Effective communication is one of the hardest things we humans do. It's easily overlooked and often taken for granted, but if we can't communicate effectively, situations often get more complicated than required. At work or at home communicating with others is fundamental to everything we do. As deployed forces, we need to be able to talk about difficult topics with our families back home, we need to be able to maintain good relationships with our deployed teammates and host nation partners, and we need to communicate to our superiors and subordinates. Most importantly we need to be able to paint the right picture and tell the whole story to make the mission happen.
As leaders we are programmed to make decisions with the information available and circle back later entrusting our subordinates at the lowest level to take that information and make things happen. As a commander, I often find that the message I think I am providing is diluted or changed by the time it gets to my Airmen who are often 3 to 4 layers removed.

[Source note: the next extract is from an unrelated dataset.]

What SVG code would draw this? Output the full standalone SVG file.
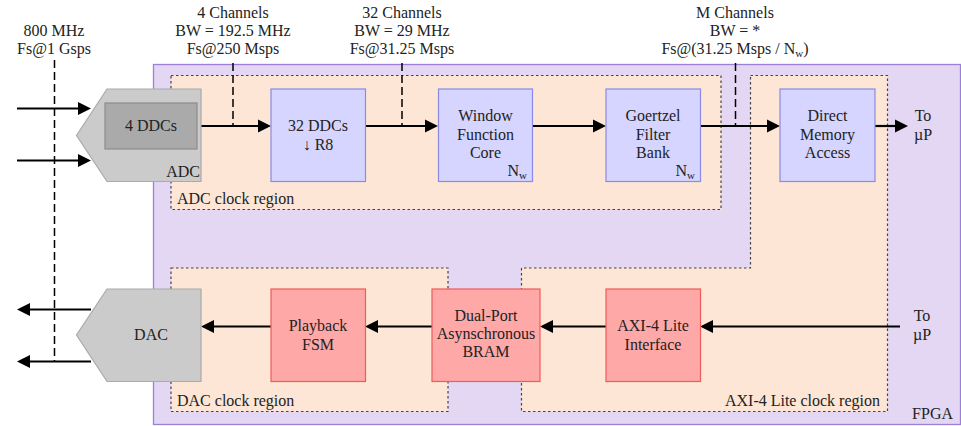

Remember playing the telephone game when you were a little kid? You know, the one where you started off the conversation by saying "Go Air Force, Sink Navy" and by the time it gets back to you the message is "Gophers north, Drink gravy." Now clearly this isn't right, and people might ask for clarification or context. Unfortunately and all too often when it is an actual important message we don't stop and ask questions regardless of how surprising the information is to us.
This works up and down the chain of command. If a shift supervisor comes to a flight chief and explains a personality conflict between two airmen that just doesn't sound right, you can bet there is a "rest of the story." When a flight commander explains new guidance on the base transportation policy that sounds a bit draconian, you can bet there is a "rest of the story."
Effective communication is hard but can be our best weapon. I spend hours each week talking with my airmen and working on how to hone messages so it gets out the right way and doesn't cause confusion. For those of us in leadership positions, putting out clear guidance and making sure our people understand the context can go a long way. Similarly, when bringing something up the chain of command, it's not just enough to bring one or two details, but you need to give your supervisor a sense of the bigger picture. For all of us, if we can provide the rest of the story to someone, it usually spurs a greater dialogue and more questions. If you aren't walking around your organization and providing the rest of the story...who is?